I think therefore the verdict is bad and should be set aside.
Page: 541↓
The case is simply this. The pursuer was a cellarman. He had been in the employment of these brewers, storing beer for them in cellars, since February 1875. It did not appear how long before that he had been similarly employed, but even during the time he has been with the defenders he must have had ample experience for learning the proper modes and the risks incident to his employment. The defenders had to send beer to this place for the convenience of the Exhibition. However dark it may have been, it is not unlawful to put beer into a dark cellar. It could be seen by the cellarman, and the defenders who put the beer in were not to do it with their own hands but by perfectly qualified men. They had put beer into this cellar for months. What was the fault? That there was no window, no gas, and no machinery in the cellar, and that it was too small for the use of skeggs? I am of opinion there was no culpa at common law at all, and my opinion is not altered by the judgment of twelve jurymen who thought there was fault. I do not think it was a jury question at all. If it was a jury question it was fully laid before them, and we have no case for interfering with their judgment. We are interfering with the verdict because it was not a question for a jury at all.
I desire to say further that I distinguish cases of this sort altogether from cases where you have got machinery, or where workmen have to work underground. There the Legislature has interfered on behalf of human safety, and even the common law has interfered in protection of workmen, because in such cases they cannot judge for themselves.
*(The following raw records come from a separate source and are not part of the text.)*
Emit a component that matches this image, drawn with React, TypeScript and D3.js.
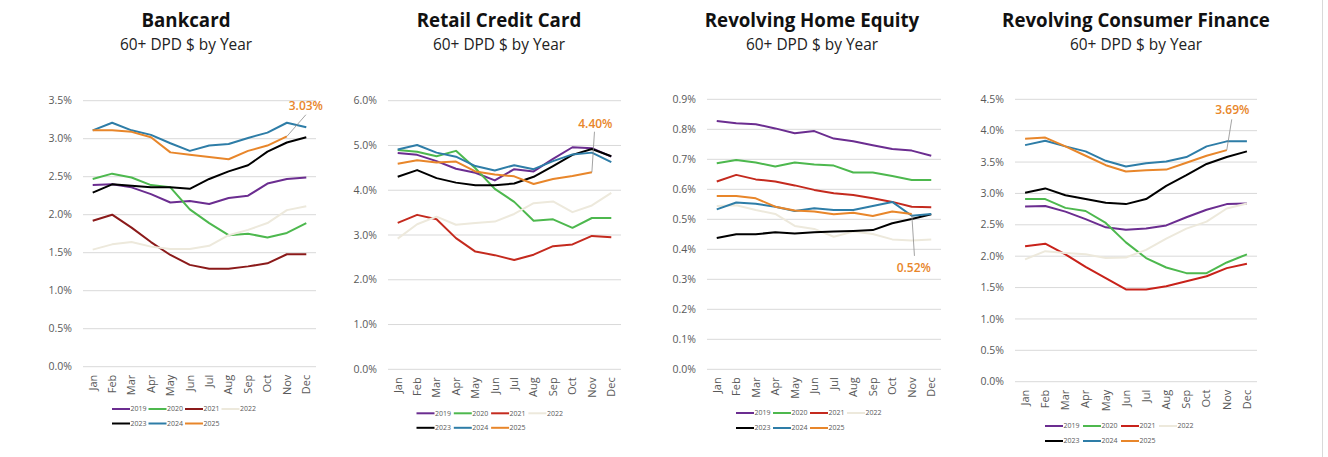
import React from "react";
import * as d3 from "d3";

const months = ["Jan", "Feb", "Mar", "Apr", "May", "Jun", "Jul", "Aug", "Sep", "Oct", "Nov", "Dec"];
const years = ["2019", "2020", "2021", "2022", "2023", "2024", "2025"];

// Bankcard 60+ DPD $ (%)
const bc2019 = [2.39, 2.40, 2.36, 2.27, 2.16, 2.18, 2.14, 2.22, 2.25, 2.41, 2.47, 2.49];
const bc2020 = [2.47, 2.54, 2.49, 2.39, 2.36, 2.07, 1.89, 1.73, 1.75, 1.70, 1.76, 1.89];
const bc2021 = [1.92, 2.00, 1.83, 1.64, 1.47, 1.34, 1.29, 1.29, 1.32, 1.36, 1.48, 1.48];
const bc2022 = [1.54, 1.61, 1.64, 1.58, 1.55, 1.55, 1.59, 1.73, 1.80, 1.89, 2.06, 2.11];
const bc2023 = [2.29, 2.40, 2.38, 2.36, 2.36, 2.34, 2.47, 2.57, 2.65, 2.83, 2.95, 3.02];
const bc2024 = [3.11, 3.21, 3.11, 3.05, 2.94, 2.84, 2.91, 2.93, 3.01, 3.08, 3.21, 3.15];
const bc2025 = [3.11, 3.11, 3.09, 3.02, 2.82, 2.79, 2.76, 2.73, 2.84, 2.91, 3.03];

// Retail Credit Card
const rc2019 = [4.83, 4.79, 4.65, 4.48, 4.39, 4.22, 4.47, 4.42, 4.70, 4.96, 4.94, 4.75];
const rc2020 = [4.90, 4.86, 4.76, 4.88, 4.49, 4.03, 3.74, 3.32, 3.35, 3.16, 3.38, 3.38];
const rc2021 = [3.27, 3.45, 3.35, 2.93, 2.63, 2.55, 2.44, 2.56, 2.75, 2.79, 2.98, 2.95];
const rc2022 = [2.92, 3.24, 3.41, 3.23, 3.27, 3.30, 3.47, 3.71, 3.75, 3.51, 3.66, 3.94];
const rc2023 = [4.30, 4.45, 4.27, 4.17, 4.11, 4.11, 4.15, 4.30, 4.54, 4.79, 4.92, 4.76];
const rc2024 = [4.91, 5.01, 4.84, 4.75, 4.54, 4.44, 4.56, 4.47, 4.65, 4.80, 4.84, 4.63];
const rc2025 = [4.59, 4.67, 4.62, 4.64, 4.42, 4.35, 4.31, 4.14, 4.25, 4.32, 4.40];

// Revolving Home Equity
const he2019 = [0.828, 0.820, 0.817, 0.803, 0.787, 0.794, 0.769, 0.760, 0.747, 0.734, 0.729, 0.712];
const he2020 = [0.687, 0.698, 0.689, 0.676, 0.689, 0.683, 0.679, 0.656, 0.656, 0.644, 0.631, 0.631];
const he2021 = [0.626, 0.648, 0.633, 0.626, 0.613, 0.598, 0.587, 0.581, 0.570, 0.558, 0.542, 0.540];
const he2022 = [0.544, 0.547, 0.531, 0.518, 0.478, 0.468, 0.442, 0.459, 0.451, 0.433, 0.429, 0.433];
const he2023 = [0.438, 0.450, 0.450, 0.457, 0.453, 0.457, 0.459, 0.461, 0.464, 0.487, 0.501, 0.517];
const he2024 = [0.533, 0.556, 0.552, 0.542, 0.528, 0.537, 0.531, 0.531, 0.544, 0.558, 0.512, 0.518];
const he2025 = [0.578, 0.578, 0.570, 0.542, 0.529, 0.526, 0.517, 0.522, 0.511, 0.526, 0.518];

// Revolving Consumer Finance
const cf2019 = [2.79, 2.80, 2.71, 2.59, 2.46, 2.42, 2.44, 2.49, 2.62, 2.74, 2.83, 2.84];
const cf2020 = [2.91, 2.91, 2.77, 2.72, 2.53, 2.22, 1.97, 1.82, 1.73, 1.73, 1.90, 2.03];
const cf2021 = [2.16, 2.20, 2.03, 1.83, 1.65, 1.47, 1.47, 1.52, 1.60, 1.68, 1.81, 1.88];
const cf2022 = [1.95, 2.08, 2.05, 2.03, 1.97, 1.98, 2.10, 2.28, 2.44, 2.55, 2.76, 2.84];
const cf2023 = [3.01, 3.08, 2.97, 2.91, 2.85, 2.83, 2.91, 3.12, 3.29, 3.47, 3.58, 3.67];
const cf2024 = [3.77, 3.84, 3.75, 3.67, 3.52, 3.43, 3.48, 3.51, 3.58, 3.75, 3.83, 3.83];
const cf2025 = [3.87, 3.89, 3.75, 3.60, 3.45, 3.35, 3.37, 3.38, 3.49, 3.60, 3.69];

const titles = ["Bankcard", "Retail Credit Card", "Revolving Home Equity", "Revolving Consumer Finance"];
const subtitle = "60+ DPD $ by Year";
const yMaxes = [3.5, 6.0, 0.9, 4.5];
const yStepsPct = [0.5, 1.0, 0.1, 0.5];
const calloutLabels = ["3.03%", "4.40%", "0.52%", "3.69%"];

const panelData = [
  [bc2019, bc2020, bc2021, bc2022, bc2023, bc2024, bc2025],
  [rc2019, rc2020, rc2021, rc2022, rc2023, rc2024, rc2025],
  [he2019, he2020, he2021, he2022, he2023, he2024, he2025],
  [cf2019, cf2020, cf2021, cf2022, cf2023, cf2024, cf2025],
];

// styling / layout
const baseColors = ["#6B2D90", "#4DB84E", "#C0261C", "#EDE9DC", "#000000", "#2E7DA7", "#E8862A"];
const layouts = [
  { x0: 83, x1: 316, yTop: 100.7, yBot: 366.7, titleX: 186, legX: 112, legY: 409, legGap: 36.5, legRow: 14.5, red: "#8B1A1A",
    call: { lx: 19, ly: -21.7, tx: 19, ty: -26, anchor: "middle" } },
  { x0: 388, x1: 621, yTop: 100.7, yBot: 369.3, titleX: 499, legX: 416.5, legY: 413.3, legGap: 37.3, legRow: 14.5, red: "#C42A1E",
    call: { lx: 2.6, ly: -40.6, tx: 3.5, ty: -44.6, anchor: "middle" } },
  { x0: 707, x1: 941, yTop: 99.3, yBot: 369.3, titleX: 812, legX: 736, legY: 413, legGap: 37, legRow: 15, red: "#C42A1E",
    call: { lx: 2.7, ly: 42, tx: 2, ty: 57.8, anchor: "middle" } },
  { x0: 1015, x1: 1257, yTop: 99.3, yBot: 381.7, titleX: 1136, legX: 1045, legY: 426, legGap: 38, legRow: 15, red: "#C8221A",
    call: { lx: 5, ly: -30.8, tx: 5.6, ty: -36, anchor: "middle" } },
];

const tickFont = "'Open Sans', 'DejaVu Sans', sans-serif";

function Panel({ idx }: { idx: number }) {
  const L = layouts[idx];
  const series = panelData[idx];
  const x = d3.scalePoint<string>().domain(months).range([L.x0, L.x1]).padding(0.5);
  const y = d3.scaleLinear().domain([0, yMaxes[idx]]).range([L.yBot, L.yTop]);
  const step = yStepsPct[idx];
  const nTicks = Math.round(yMaxes[idx] / step);
  const ticks = d3.range(nTicks + 1).map((i) => +(i * step).toFixed(2));
  const line = d3
    .line<number>()
    .x((_, i) => x(months[i]) as number)
    .y((v) => y(v));
  const colors = baseColors.map((c, i) => (i === 2 ? L.red : c));
  const s2025 = series[6];
  const lastI = s2025.length - 1;
  const px = x(months[lastI]) as number;
  const py = y(s2025[lastI]);
  const cx = (L.x0 + L.x1) / 2;
  return (
    <g>
      <text x={L.titleX} y={27.3} textAnchor="middle" fontFamily="'Open Sans', sans-serif" fontWeight={700} fontSize={18.7} fill="#111">
        {titles[idx]}
      </text>
      <text x={L.titleX} y={49.5} textAnchor="middle" fontFamily="'Open Sans', sans-serif" fontSize={15.4} fill="#222">
        {subtitle}
      </text>
      {ticks.map((t) => (
        <g key={t}>
          <line x1={L.x0} x2={L.x1} y1={y(t)} y2={y(t)} stroke="#D9D9D9" strokeWidth={1} />
          <text x={L.x0 - 11} y={y(t)} dy="0.35em" textAnchor="end" fontFamily={tickFont} fontSize={10.5} fill="#595959">
            {d3.format(idx === 2 ? ".1f" : ".1f")(t) + "%"}
          </text>
        </g>
      ))}
      {months.map((m) => (
        <text
          key={m}
          transform={`translate(${x(m)},${L.yBot + 8}) rotate(-90)`}
          textAnchor="end"
          dy="0.35em"
          fontFamily={tickFont}
          fontSize={11}
          fill="#595959"
        >
          {m}
        </text>
      ))}
      {series.map((s, i) => (
        <path key={i} d={line(s) || ""} fill="none" stroke={colors[i]} strokeWidth={2} strokeLinejoin="round" />
      ))}
      <line x1={px} y1={py} x2={px + L.call.lx} y2={py + L.call.ly} stroke="#8C8C8C" strokeWidth={0.8} />
      <text
        x={px + L.call.tx}
        y={py + L.call.ty}
        textAnchor={L.call.anchor as any}
        fontFamily="'Open Sans', sans-serif"
        fontWeight={600}
        fontSize={12}
        fill="#E8862A"
      >
        {calloutLabels[idx]}
      </text>
      {years.map((yr, i) => {
        const row = i < 4 ? 0 : 1;
        const col = i < 4 ? i : i - 4;
        const lx = L.legX + col * L.legGap;
        const ly = L.legY + row * L.legRow;
        return (
          <g key={yr}>
            <line x1={lx} x2={lx + 18} y1={ly} y2={ly} stroke={colors[i]} strokeWidth={2} />
            <text x={lx + 18.5} y={ly} dy="0.35em" fontFamily={tickFont} fontSize={7} fill="#595959">
              {yr}
            </text>
          </g>
        );
      })}
    </g>
  );
}

export default function App() {
  return (
    <svg
      width={1328}
      height={457}
      viewBox="0 0 1328 457"
      style={{ position: "absolute", left: 0, top: 0, background: "#fff" }}
    >
      <rect x={0} y={0} width={1328} height={457} fill="#fff" />
      {[0, 1, 2, 3].map((i) => (
        <Panel key={i} idx={i} />
      ))}
      <line x1={1322.5} x2={1322.5} y1={0} y2={457} stroke="#D9D9D9" strokeWidth={1} />
    </svg>
  );
}
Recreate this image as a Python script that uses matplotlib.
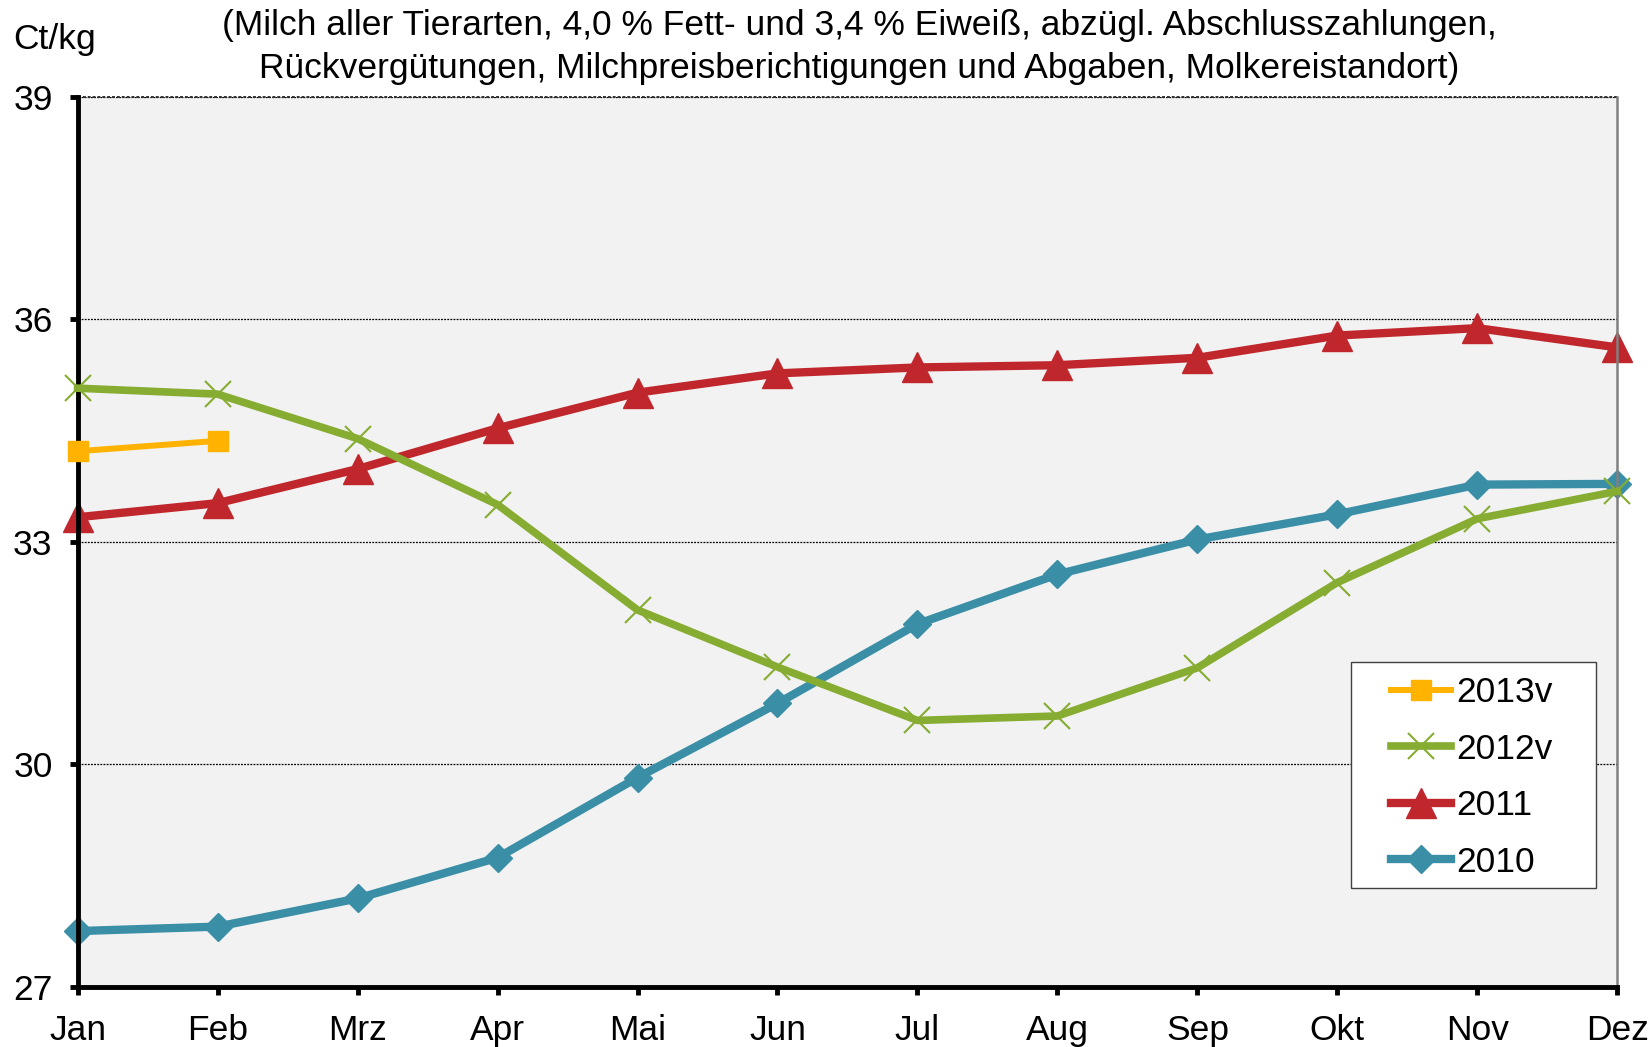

But where wine is being stored in a cellar, or boxes are being hoisted on to a cab, I incur no liability for accidents if I employ experienced men to do the work, who undertake it with its risks.
It therefore appears to me that upon the weight of the evidence that the jury were wrong in their view that other mechanical appliances ought to have been provided, and I think we must order a new trial.
The Court set aside the verdict and granted a new trial.
Counsel for the Pursuers— Rhind— Salvesen. Agent— D. Howard Smith, Solicitor.
Counsel for the Defenders— Jameson— Shaw. Agents— Watt & Anderson, S.S.C.